= Balder Dead =

1855 narrative poem by Matthew Arnold

Balder Dead is a narrative poem by Matthew Arnold, first published in 1855. The poem retells the story from Norse mythology of the murder of Odin's son, Balder, as brought about by the wicked machinations of Odin's blood-brother Loki.

==Synopsis==
The evil Loki was quickly punished for murdering Balder by being exiled from Asgard. Still, it remains for the gods — the Æsir and the Vanir dwelling in Asgard — to bury and to mourn their dead.

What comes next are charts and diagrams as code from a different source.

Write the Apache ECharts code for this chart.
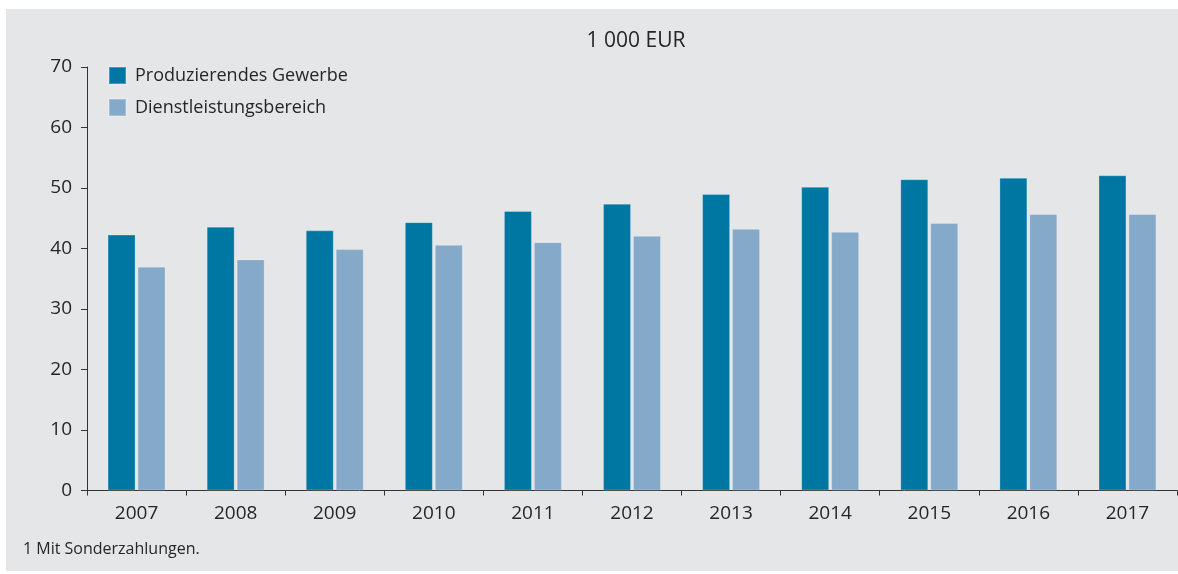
<!DOCTYPE html>
<html><head><meta charset="utf-8">
<script src="https://cdn.jsdelivr.net/npm/echarts@6/dist/echarts.min.js"></script>
<style>html,body{margin:0;padding:0;background:#fff;}#c{width:1178px;height:574px;}</style>
</head><body><div id="c"></div>
<script>
const categories = ['2007','2008','2009','2010','2011','2012','2013','2014','2015','2016','2017'];
const produzierendes = [42.3, 43.6, 43.0, 44.35, 46.2, 47.4, 49.0, 50.2, 51.45, 51.7, 52.1];
const dienstleistung = [37.0, 38.2, 39.9, 40.6, 41.05, 42.1, 43.25, 42.75, 44.2, 45.7, 45.7];
const seriesNames = ['Produzierendes Gewerbe', 'Dienstleistungsbereich'];
const unitLabel = '1 000 EUR';
const footnote = '1 Mit Sonderzahlungen.';

const FONT = '"Open Sans", sans-serif';
const TXT = '#262626';
const chart = echarts.init(document.getElementById('c'), null, {renderer: 'canvas'});
chart.setOption({
  animation: false,
  backgroundColor: '#fff',
  textStyle: {fontFamily: FONT},
  graphic: [
    {type: 'rect', z: -10, shape: {x: 6, y: 9, width: 1172, height: 562}, style: {fill: '#e5e6e8'}},
    {type: 'text', left: 23, top: 541, style: {text: footnote, font: '16px ' + FONT, fill: TXT}}
  ],
  title: {
    text: unitLabel, left: 631, top: 26, textAlign: 'center',
    textStyle: {fontFamily: FONT, fontSize: 21, fontWeight: 'normal', color: TXT}
  },
  legend: {
    left: 103, top: 61, orient: 'vertical', itemWidth: 17, itemHeight: 17, itemGap: 13,
    icon: 'rect',
    textStyle: {fontFamily: FONT, fontSize: 18, color: TXT, padding: [0, 0, 0, 4]},
    data: seriesNames
  },
  grid: {left: 87, right: 1, top: 67, bottom: 83.5, containLabel: false},
  xAxis: {
    type: 'category', data: categories,
    axisLine: {lineStyle: {color: '#333', width: 1}},
    axisTick: {show: true, length: 5, lineStyle: {color: '#333'}},
    axisLabel: {fontFamily: FONT, fontSize: 19, color: TXT, margin: 14}
  },
  yAxis: {
    type: 'value', min: 0, max: 70, interval: 10,
    axisLine: {show: true, lineStyle: {color: '#333', width: 1}},
    axisTick: {show: true, length: 6, lineStyle: {color: '#333'}},
    splitLine: {show: false},
    axisLabel: {fontFamily: FONT, fontSize: 19, color: TXT, margin: 15}
  },
  series: [
    {name: seriesNames[0], type: 'bar', data: produzierendes, barWidth: 28, barGap: '7%',
     itemStyle: {color: '#0076a3', borderColor: 'rgba(255,255,255,0.25)', borderWidth: 1}},
    {name: seriesNames[1], type: 'bar', data: dienstleistung, barWidth: 28, barGap: '7%',
     itemStyle: {color: '#84a9c9', borderColor: 'rgba(255,255,255,0.25)', borderWidth: 1}}
  ]
});
</script></body></html>
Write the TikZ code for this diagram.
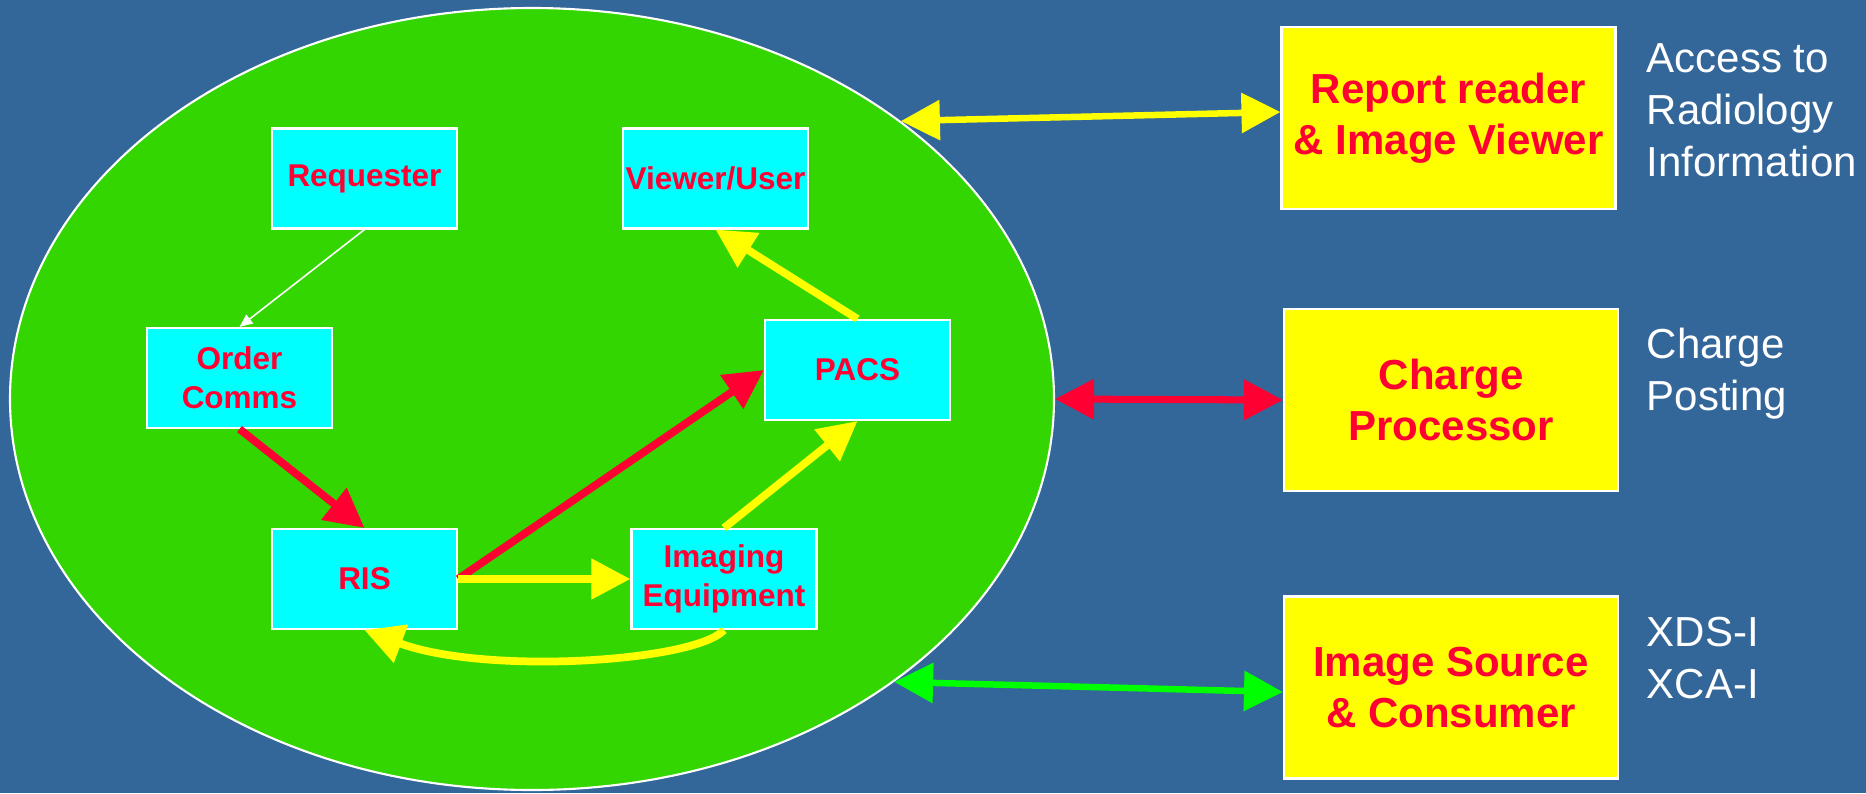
\documentclass[tikz,border=0pt]{standalone}
\usepackage{fontspec}
\setmainfont{Liberation Sans}
\usetikzlibrary{arrows.meta,shapes.geometric}

\definecolor{slide}{HTML}{336699}
\definecolor{zone}{HTML}{33D600}
\definecolor{txtred}{HTML}{FF0033}
\definecolor{boxcyan}{RGB}{0,255,255}
\definecolor{boxyellow}{RGB}{255,255,0}
\definecolor{linegreen}{RGB}{0,255,0}

\begin{document}
\begin{tikzpicture}[>={Triangle[length=0.39cm,width=0.39cm]},
  sys/.style={draw=white,line width=0.6pt,fill=boxcyan,minimum width=1.85cm,minimum height=1cm,
    inner sep=0pt,align=center,text=txtred,font=\fontsize{8.96}{11.1}\selectfont\bfseries},
  actor/.style={draw=white,line width=0.6pt,fill=boxyellow,minimum width=3.34cm,minimum height=1.82cm,
    inner sep=0pt,align=center,text=txtred,font=\fontsize{11.95}{14.5}\selectfont\bfseries},
  note/.style={anchor=west,align=left,text=white,inner sep=0pt,font=\fontsize{11.95}{14.8}\selectfont},
  flow/.style={->,line width=2.2pt},
  link/.style={<->,line width=1.85pt}]
  % background
  \fill[slide] (0,0) rectangle (18.66,7.93);
  % radiology department
  \node[ellipse,draw=white,line width=0.6pt,fill=zone,minimum width=10.44cm,minimum height=7.82cm,inner sep=0pt] (dept) at (5.32,3.94) {};
  \node[sys] (req) at (3.645,6.145) {Requester};
  \node[sys] (viewer) at (7.155,6.145) {Viewer/User};
  \node[sys] (order) at (2.395,4.15) {Order\\Comms};
  \node[sys] (pacs) at (8.575,4.23) {PACS};
  \node[sys] (ris) at (3.645,2.14) {RIS};
  \node[sys] (img) at (7.24,2.14) {Imaging\\Equipment};
  % workflow inside
  \draw[->,white,line width=0.45pt,>={Triangle[length=0.13cm,width=0.11cm]}] (req.south) -- (order.north);
  \draw[flow,txtred] (order.south) -- (ris.north);
  \draw[flow,txtred] (ris.east) -- (pacs.west);
  \draw[flow,boxyellow] (ris.east) -- (img.west);
  \draw[flow,boxyellow] (img.north) -- (pacs.south);
  \draw[flow,boxyellow] (pacs.north) -- (viewer.south);
  \draw[flow,boxyellow] (img.south) .. controls +(-0.3,-0.32) and +(1.2,-0.45) .. (ris.south);
  % outside actors
  \node[actor] (report) at (14.485,6.75) {Report reader\\\& Image Viewer};
  \node[actor] (charge) at (14.51,3.93) {Charge\\Processor};
  \node[actor] (source) at (14.51,1.055) {Image Source\\\& Consumer};
  \node[note] (access) at (16.46,6.83) {Access to\\Radiology\\Information};
  \node[note] (posting) at (16.46,4.19) {Charge\\Posting};
  \node[note] (xds) at (16.46,1.345) {XDS-I\\XCA-I};
  % transactions
  \draw[link,boxyellow] (dept.37) -- ([yshift=0.06cm]report.west);
  \draw[link,txtred,line width=2pt] (dept.east) -- (charge.west);
  \draw[link,linegreen] (dept.-38.5) -- ([yshift=-0.045cm]source.west);
\end{tikzpicture}
\end{document}
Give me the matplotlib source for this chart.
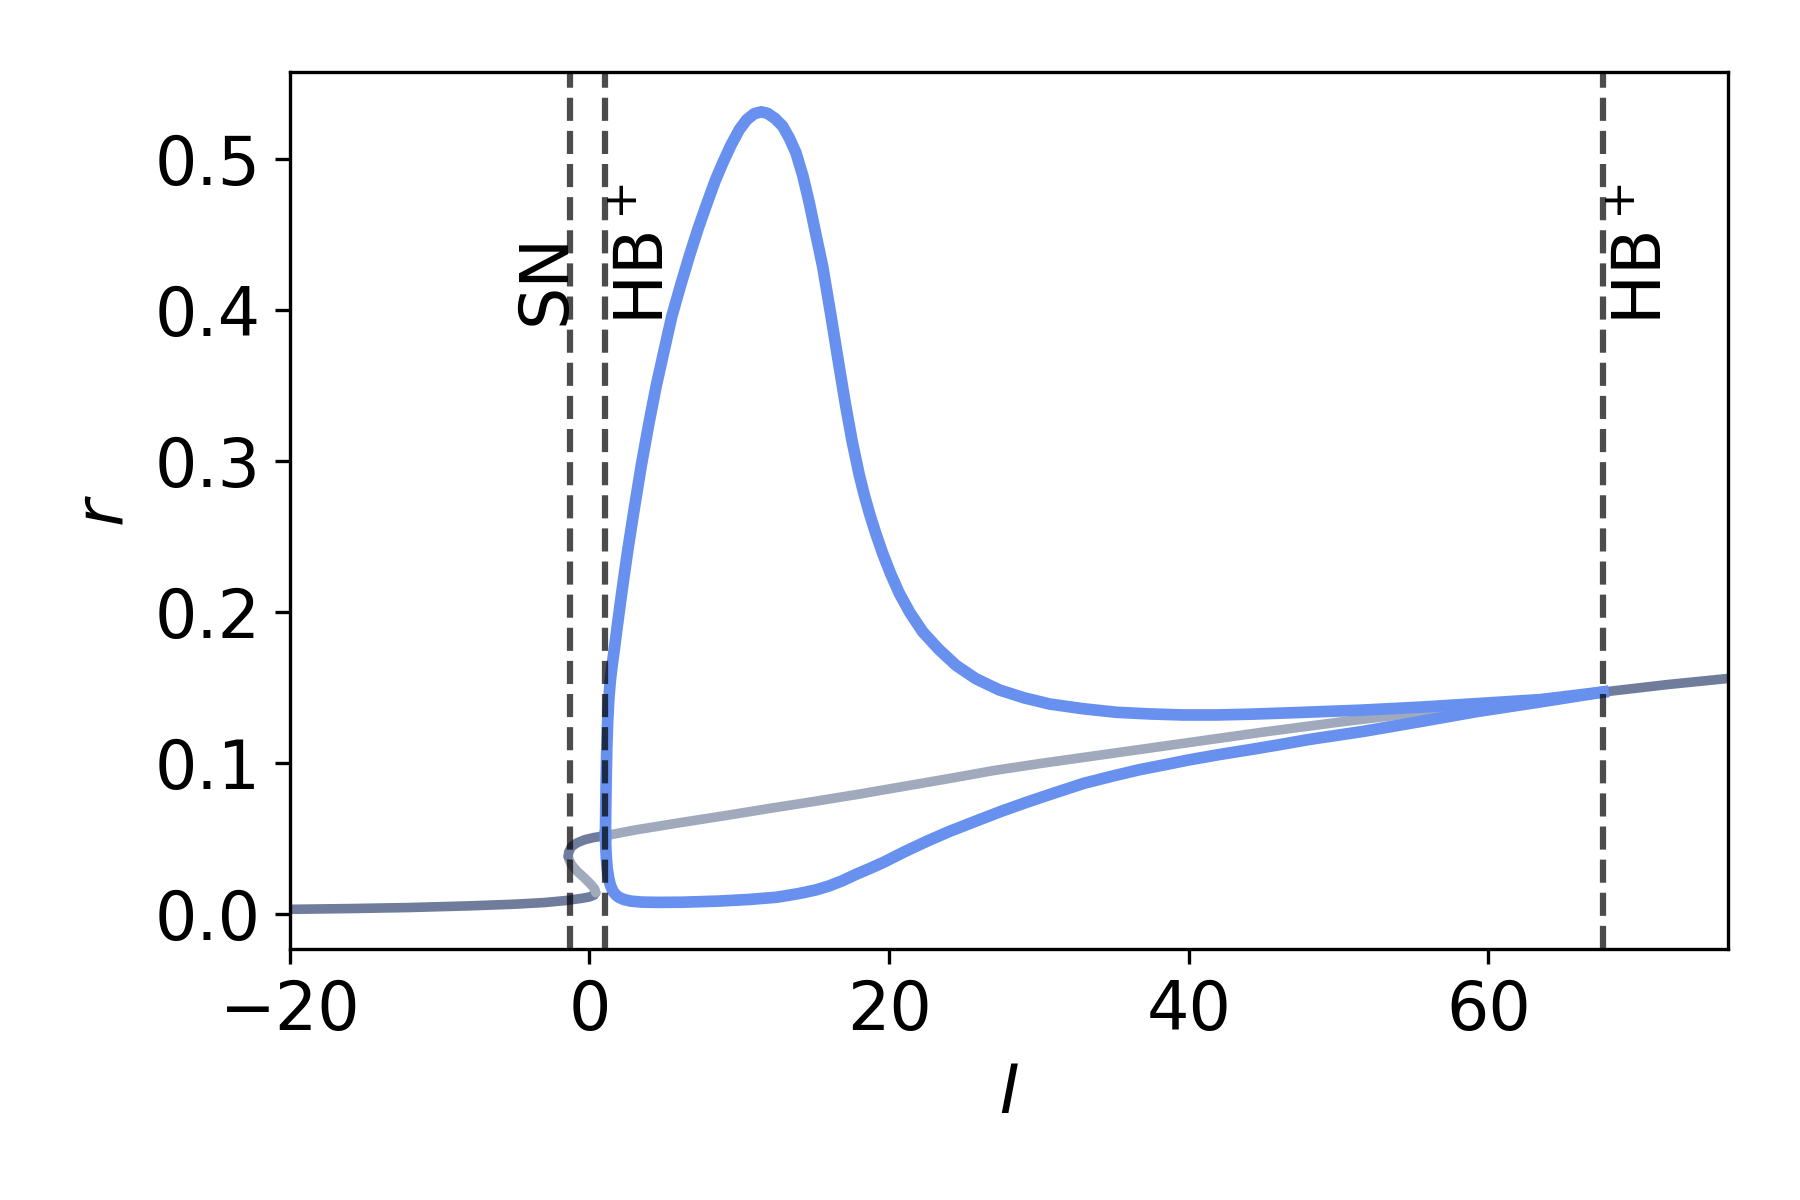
import matplotlib
matplotlib.use("Agg")
import matplotlib.pyplot as plt

# equilibrium branch (gray), split by stability
I_low = [-20, -16, -12, -8, -5, -3, -1.6, -0.5, 0.0, 0.3, 0.42]
r_low = [0.003, 0.0035, 0.0042, 0.0053, 0.0064, 0.0075, 0.0088, 0.0103, 0.0112, 0.0124, 0.014]

I_mid = [0.42, 0.35, 0.1, -0.3, -0.8, -1.15, -1.35, -1.42]
r_mid = [0.014, 0.0165, 0.0195, 0.0235, 0.028, 0.032, 0.0355, 0.038]

I_up = [-1.42, -1.38, -1.2, -0.8, -0.3, 0.3, 1.07]
r_up = [0.038, 0.041, 0.0445, 0.0472, 0.0492, 0.0506, 0.0518]

I_unst = [1.07, 3, 6.1, 9, 12.1, 15, 18.1, 21, 24.2, 27, 30, 35, 40, 45, 50,
          55, 60, 64, 67.65]
r_unst = [0.0518, 0.0555, 0.0605, 0.065, 0.070, 0.0745, 0.0795, 0.0845, 0.090,
          0.095, 0.0995, 0.1065, 0.1135, 0.1205, 0.127, 0.133, 0.139, 0.143, 0.147]

I_stab = [67.65, 72, 76]
r_stab = [0.147, 0.152, 0.156]

# limit cycle (blue): max and min of r
I_max = [1.07, 1.09, 1.12, 1.16, 1.22, 1.3, 1.4, 1.52, 1.67, 1.85, 2.05, 2.3,
         2.56, 3.0, 3.45, 3.95, 4.45, 5.0, 5.5, 6.1, 6.67, 7.25, 7.85, 8.4,
         8.9, 9.45, 10.01, 10.5, 11.0, 11.46, 11.9, 12.4, 12.9, 13.35, 13.79,
         14.25, 14.68, 15.1, 15.57, 16.13, 16.6, 17.1, 17.55, 18.02, 18.35,
         18.69, 19.1, 19.57, 20.1, 20.68, 21.4, 22.24, 23.3, 24.47, 25.8,
         27.36, 29.0, 30.7, 32.9, 35.15, 37.4, 39.6, 41.8, 44.04, 47.5, 51.5,
         55.5, 59.5, 63.5, 67.65]
r_max = [0.052, 0.07, 0.09, 0.11, 0.128, 0.143, 0.155, 0.165, 0.176, 0.19,
         0.205, 0.223, 0.241, 0.269, 0.2965, 0.324, 0.3495, 0.374, 0.396, 0.417,
         0.436, 0.454, 0.471, 0.486, 0.4977, 0.5095, 0.5198, 0.5263, 0.5303,
         0.5315, 0.5305, 0.527, 0.522, 0.514, 0.5043, 0.489, 0.471, 0.451,
         0.429, 0.396, 0.367, 0.337, 0.3125, 0.2905, 0.2775, 0.2655, 0.2525,
         0.239, 0.2255, 0.2125, 0.1995, 0.187, 0.1755, 0.1647, 0.1558, 0.1484,
         0.1432, 0.1391, 0.136, 0.1336, 0.1325, 0.1318, 0.1318, 0.1323, 0.1335,
         0.135, 0.137, 0.1395, 0.142, 0.147]

I_min = [1.07, 1.09, 1.13, 1.19, 1.28, 1.4, 1.57, 1.77, 1.96, 2.3, 2.8, 3.5,
         4.5, 6.1, 8.5, 10.6, 12.5, 14, 15.1, 16.0, 16.9, 17.8, 18.7, 19.6,
         21.0, 22.5, 24, 25.8, 27.5, 29.2, 31, 33, 35, 36.7, 38.5, 40, 42,
         44.2, 46, 48, 51.7, 55.5, 59.2, 63.5, 67.65]
r_min = [0.052, 0.045, 0.037, 0.030, 0.024, 0.019, 0.015, 0.0125, 0.011,
         0.0095, 0.0084, 0.0078, 0.0076, 0.0077, 0.0084, 0.0095, 0.011, 0.0135,
         0.0158, 0.0185, 0.022, 0.0262, 0.030, 0.034, 0.041, 0.048, 0.0545,
         0.0615, 0.068, 0.074, 0.080, 0.0865, 0.0915, 0.0955, 0.099, 0.102,
         0.1055, 0.109, 0.112, 0.1155, 0.121, 0.1275, 0.134, 0.1405, 0.147]

# bifurcation points
bif_I = [-1.31, 1.07, 67.65]
bif_labels = ["SN", "HB$^+$", "HB$^+$"]

dark = "#707c9b"
light = "#a1a9bc"
blue = "#6790ef"

plt.rcParams["font.size"] = 16
fig, ax = plt.subplots(figsize=(6, 4), dpi=300)
fig.subplots_adjust(left=0.161, right=0.960, bottom=0.209, top=0.940)

gray_kw = dict(lw=2.3, solid_capstyle="round", solid_joinstyle="round")
ax.plot(I_low, r_low, color=dark, **gray_kw)
ax.plot(I_mid, r_mid, color=light, **gray_kw)
ax.plot(I_up, r_up, color=dark, **gray_kw)
ax.plot(I_unst, r_unst, color=light, **gray_kw)
ax.plot(I_stab, r_stab, color=dark, **gray_kw)

blue_kw = dict(lw=2.8, solid_joinstyle="round")
ax.plot(I_max, r_max, color=blue, **blue_kw)
ax.plot(I_min, r_min, color=blue, **blue_kw)

for x, lab in zip(bif_I, bif_labels):
    ax.axvline(x, color="k", ls="--", lw=1.5, alpha=0.7)
    if lab == "SN":
        ax.text(x + 0.6, 0.39, lab, rotation=90, ha="right", va="bottom")
    else:
        ax.text(x + 0.4, 0.39, lab, rotation=90, ha="left", va="bottom")

ax.set_xlim(-20, 76)
ax.set_xlabel("$I$")
ax.set_ylabel("$r$")

fig.savefig("out.png", dpi=300)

Partly from desperate grief, and partly in defiance of the Norns' harshness, Odin begs Hermod to ride his own steed, Sleipnir, down to Hell and beg Hela to release Balder. Hermod executes the seemingly hopeless task, and receives from Hela the unexpected promise that she would release Balder should everything in the upper worlds mourn Balder's death. Before returning to Asgard, Hermod speaks with Balder's shade. Balder warns him that Hela's "promises" are never what they seem, and will bear only bitter fruit. Loki himself undertakes to frustrate the Æsir's hopes: Appearing as an ugly hag in Middle Earth, he refuses to mourn for Balder, thus breaking Hela's stipulated conditions.

Hermod returns to Hell to acquaint Balder with the gods' failure. Balder accepts what has happened without surprise, and they part, but not before Balder relates his vision of the end of the worlds in the approaching conflagration of Ragnarök.